The spirit of intolerance has possessed nearly everyone. And impatience has become a virtue. At the very highest levels of the society, spurious arguments are invested with emotions and propelled to knock reason into submission. Obfuscation has even become outdated. Alternative facts and outright falsehood are employed freely by men who perpetually claim integrity. And because emotions have taken over even ridiculously outrageous claims are bought by millions.
The leaders of the opposition have abandoned seminars and lectures and have mastered the art of ‘sound and fury.’ There is no attempt to lay down concise arguments and put the ruling party on the spot. There is no attempt to lay down clear policy alternatives to contest against what is perceived as medieval ideas of the ruling party. Because the opposition lacks ideas and is exceptionally lazy, its recourse has been to shallow alarmism and fear mongering.
The foreign exchange rate mechanism has failed woefully. But the opposition has no clear stand on its preferred exchange rate regime. The country is more divided than it has ever been but it is so mainly because the opposition has tapped into dangerous veins of poisonous sectionalism, shamelessly. The opposition screams recession but sympathizes with the Avengers who are bleeding the country.

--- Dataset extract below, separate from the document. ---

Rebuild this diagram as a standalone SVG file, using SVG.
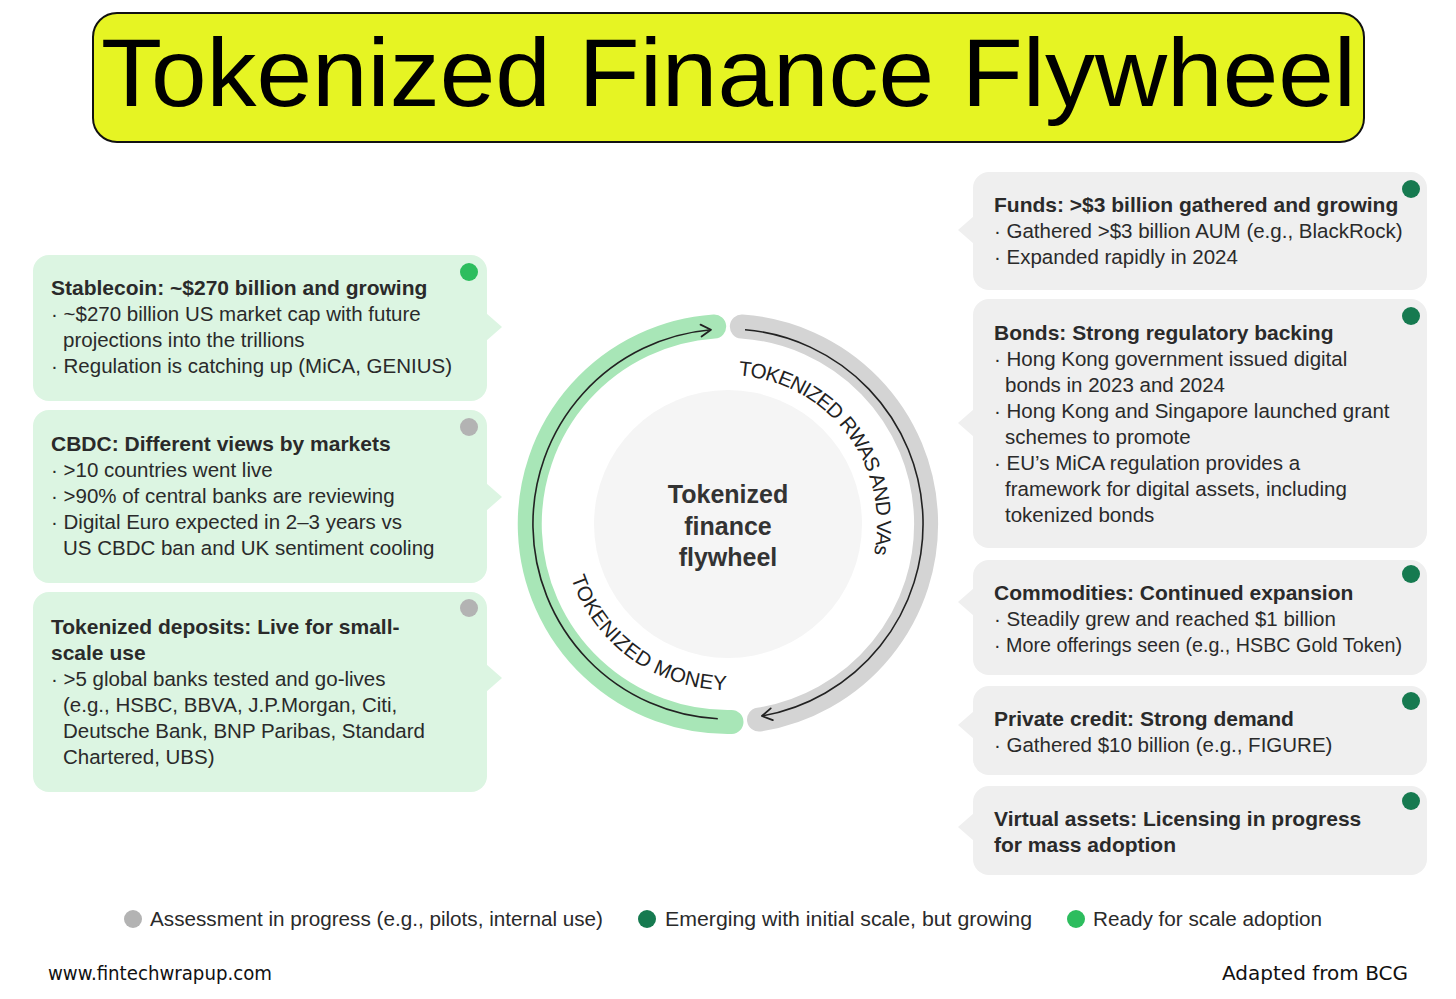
<svg xmlns="http://www.w3.org/2000/svg" width="1456" height="999" viewBox="0 0 1456 999">
<style>
  text { font-family: "Liberation Sans", Arial, sans-serif; fill: #2a2a2a; }
  .t { font-size: 21px; font-weight: bold; }
  .b { font-size: 20.5px; }
  .boxg { fill: #dcf5e2; }
  .boxr { fill: #efefef; }
  .dotB { fill: #2dbd5e; }
  .dotD { fill: #167a50; }
  .dotG { fill: #b3b3b3; }
  .arc { font-size: 20.5px; fill: #222; }
  .hand { font-family: "DejaVu Sans", sans-serif; fill: #111; }
</style>
<defs>
  <marker id="chev" viewBox="0 0 12 14" refX="11" refY="7" markerWidth="12" markerHeight="14" markerUnits="userSpaceOnUse" orient="auto" overflow="visible">
    <path d="M1,1 L11,7 L1,13" fill="none" stroke="#222" stroke-width="1.8" stroke-linecap="round" stroke-linejoin="round"/>
  </marker>
  <path id="rwasPath" d="M738.4,375.4 A149,149 0 0 1 871.2,565.1" fill="none"/>
  <path id="moneyPath" d="M571,578 A166,166 0 0 0 742.5,689.4" fill="none"/>
</defs>
<rect width="1456" height="999" fill="#ffffff"/>

<g id="title">
  <rect x="93" y="13" width="1271" height="129" rx="24" fill="#e6f423" stroke="#111" stroke-width="2"/>
  <text x="101" y="106" font-size="96" textLength="1255" lengthAdjust="spacingAndGlyphs" style="fill:#000">Tokenized Finance Flywheel</text>
</g>

<g id="stablecoin">
  <rect class="boxg" x="33" y="255" width="454" height="146" rx="16"/>
  <polygon class="boxg" points="486,313 502,327 486,341"/>
  <circle class="dotB" cx="469" cy="272" r="9"/>
  <text class="t" x="51" y="295">Stablecoin: ~$270 billion and growing</text>
  <text class="b" x="51" y="321">· ~$270 billion US market cap with future</text>
  <text class="b" x="63" y="347">projections into the trillions</text>
  <text class="b" x="51" y="373">· Regulation is catching up (MiCA, GENIUS)</text>
</g>

<g id="cbdc">
  <rect class="boxg" x="33" y="410" width="454" height="173" rx="16"/>
  <polygon class="boxg" points="486,483 502,497 486,511"/>
  <circle class="dotG" cx="469" cy="427" r="9"/>
  <text class="t" x="51" y="451">CBDC: Different views by markets</text>
  <text class="b" x="51" y="477">· &gt;10 countries went live</text>
  <text class="b" x="51" y="503">· &gt;90% of central banks are reviewing</text>
  <text class="b" x="51" y="529">· Digital Euro expected in 2–3 years vs</text>
  <text class="b" x="63" y="555">US CBDC ban and UK sentiment cooling</text>
</g>

<g id="deposits">
  <rect class="boxg" x="33" y="592" width="454" height="200" rx="16"/>
  <polygon class="boxg" points="486,664 502,678 486,692"/>
  <circle class="dotG" cx="469" cy="608" r="9"/>
  <text class="t" x="51" y="634">Tokenized deposits: Live for small-</text>
  <text class="t" x="51" y="660">scale use</text>
  <text class="b" x="51" y="686">· &gt;5 global banks tested and go-lives</text>
  <text class="b" x="63" y="712">(e.g., HSBC, BBVA, J.P.Morgan, Citi,</text>
  <text class="b" x="63" y="738">Deutsche Bank, BNP Paribas, Standard</text>
  <text class="b" x="63" y="764">Chartered, UBS)</text>
</g>

<g id="funds">
  <rect class="boxr" x="973" y="172" width="454" height="118" rx="16"/>
  <polygon class="boxr" points="974,216 958,230 974,244"/>
  <circle class="dotD" cx="1411" cy="189" r="9"/>
  <text class="t" x="994" y="212">Funds: &gt;$3 billion gathered and growing</text>
  <text class="b" x="994" y="238">· Gathered &gt;$3 billion AUM (e.g., BlackRock)</text>
  <text class="b" x="994" y="264">· Expanded rapidly in 2024</text>
</g>

<g id="bonds">
  <rect class="boxr" x="973" y="299" width="454" height="249" rx="16"/>
  <polygon class="boxr" points="974,409 958,423 974,437"/>
  <circle class="dotD" cx="1411" cy="316" r="9"/>
  <text class="t" x="994" y="340">Bonds: Strong regulatory backing</text>
  <text class="b" x="994" y="366">· Hong Kong government issued digital</text>
  <text class="b" x="1005" y="392">bonds in 2023 and 2024</text>
  <text class="b" x="994" y="418">· Hong Kong and Singapore launched grant</text>
  <text class="b" x="1005" y="444">schemes to promote</text>
  <text class="b" x="994" y="470">· EU’s MiCA regulation provides a</text>
  <text class="b" x="1005" y="496">framework for digital assets, including</text>
  <text class="b" x="1005" y="522">tokenized bonds</text>
</g>

<g id="commodities">
  <rect class="boxr" x="973" y="560" width="454" height="115" rx="16"/>
  <polygon class="boxr" points="974,588 958,602 974,616"/>
  <circle class="dotD" cx="1411" cy="574" r="9"/>
  <text class="t" x="994" y="600">Commodities: Continued expansion</text>
  <text class="b" x="994" y="626">· Steadily grew and reached $1 billion</text>
  <text class="b" x="994" y="652" textLength="408" lengthAdjust="spacingAndGlyphs">· More offerings seen (e.g., HSBC Gold Token)</text>
</g>

<g id="private-credit">
  <rect class="boxr" x="973" y="686" width="454" height="89" rx="16"/>
  <polygon class="boxr" points="974,711 958,725 974,739"/>
  <circle class="dotD" cx="1411" cy="701" r="9"/>
  <text class="t" x="994" y="726">Private credit: Strong demand</text>
  <text class="b" x="994" y="752">· Gathered $10 billion (e.g., FIGURE)</text>
</g>

<g id="virtual-assets">
  <rect class="boxr" x="973" y="786" width="454" height="89" rx="16"/>
  <polygon class="boxr" points="974,813 958,827 974,841"/>
  <circle class="dotD" cx="1411" cy="801" r="9"/>
  <text class="t" x="994" y="826">Virtual assets: Licensing in progress</text>
  <text class="t" x="994" y="852">for mass adoption</text>
</g>

<g id="flywheel">
  <circle cx="728" cy="524" r="134" fill="#f5f5f5"/>
  <path d="M731.5,722 A198,198 0 0 1 714.2,326.5" fill="none" stroke="#a8e6b7" stroke-width="24" stroke-linecap="round"/>
  <path d="M741.8,326.5 A198,198 0 0 1 759,719.6" fill="none" stroke="#d4d4d4" stroke-width="24" stroke-linecap="round"/>
  <text x="728" y="503" text-anchor="middle" font-size="25" font-weight="bold" style="fill:#333">Tokenized</text>
  <text x="728" y="535" text-anchor="middle" font-size="25" font-weight="bold" style="fill:#333">finance</text>
  <text x="728" y="566" text-anchor="middle" font-size="25" font-weight="bold" style="fill:#333">flywheel</text>
  <text class="arc"><textPath href="#rwasPath" textLength="254" lengthAdjust="spacing">TOKENIZED RWAS AND VAs</textPath></text>
  <text class="arc"><textPath href="#moneyPath" textLength="204" lengthAdjust="spacing">TOKENIZED MONEY</textPath></text>
</g>

<g id="connectors">
  <path d="M717.8,718.7 A195,195 0 0 1 711,329.7" fill="none" stroke="#222" stroke-width="1.6" marker-end="url(#chev)"/>
  <path d="M745,329.7 A195,195 0 0 1 761.9,716" fill="none" stroke="#222" stroke-width="1.6" marker-end="url(#chev)"/>
</g>

<g id="legend">
  <circle class="dotG" cx="133" cy="919" r="9"/>
  <text class="b" x="150" y="926" textLength="453" lengthAdjust="spacingAndGlyphs">Assessment in progress (e.g., pilots, internal use)</text>
  <circle class="dotD" cx="647" cy="919" r="9"/>
  <text class="b" x="665" y="926" textLength="367" lengthAdjust="spacingAndGlyphs">Emerging with initial scale, but growing</text>
  <circle class="dotB" cx="1076" cy="919" r="9"/>
  <text class="b" x="1093" y="926" textLength="229" lengthAdjust="spacingAndGlyphs">Ready for scale adoption</text>
</g>

<g id="footer">
  <text class="hand" x="48" y="980" font-size="20" textLength="224" lengthAdjust="spacingAndGlyphs">www.fintechwrapup.com</text>
  <text class="hand" x="1222" y="980" font-size="20" textLength="186" lengthAdjust="spacingAndGlyphs">Adapted from BCG</text>
</g>
</svg>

Opposition cannot be reduced to anarchism. Wike and Fayose need to understand this. A certain easy recourse to absolute lawlessness in the ostentatious defence of the rule of law has become unfortunately rampant. What such an opposition represents, in its essence, cannot give any discerning voter any real hope.
But there is another variety. The ones who are not belligerent. They understand that lawlessness and violence do not serve the interest of the ordinary man. But they are not effective in opposition or in citizen activism because they are lily-livered, cowardly.
They are cowards because they do not understand that championship of great social causes would come with great personal sacrifices, losses. Consider Tuface. Before calling for a general protest, he should have prepared his mind. I wasn’t going to be part of the protest because I remain personally convinced that the president needs more time. But I understand why many others may have strong contrary views.
So I was happy that a celebrity like Tuface was rising to champion such a worthy cause. Any action geared at raising public awareness and demanding accountability is patriotic and noble.
Nigerian politics needs citizens who are primed to react to actions of government rapidly. Tuface was on the verge of a monumental change that could have positively affected our political trajectory. Celebrities can use their enormous social capital to check politicians. But he chickened out. Besides cowardice, he, like Dede, was utterly ill prepared. He should have reconciled himself to the threats, intimidation and gimmicks of security agencies.
The idea that the protest could be hijacked and that many people could die and therefore such a protest is always reckless is utter nonsense. To buy that sophistry is to concede the right to protest forever. People are only alive if they are free and when they can’t protest against perceived sloppiness in governance, they are already dead.
The opposition is weak and dying because intelligent people are fearful of the personal costs of taking strong moral vocal positions. Nigeria and Buhari would have been the biggest beneficiaries of a well attend mass protest. Buhari needs a virile and intellectually engaging opposition.
The government needs to be put on its toes. Decision making process is a contest of ideas. People outside government can influence decision making at the highest levels by being lucid, vocal and insistent. When we take strong reasoned positions we help elements within the government pushing sound but rejected ideas to thrive.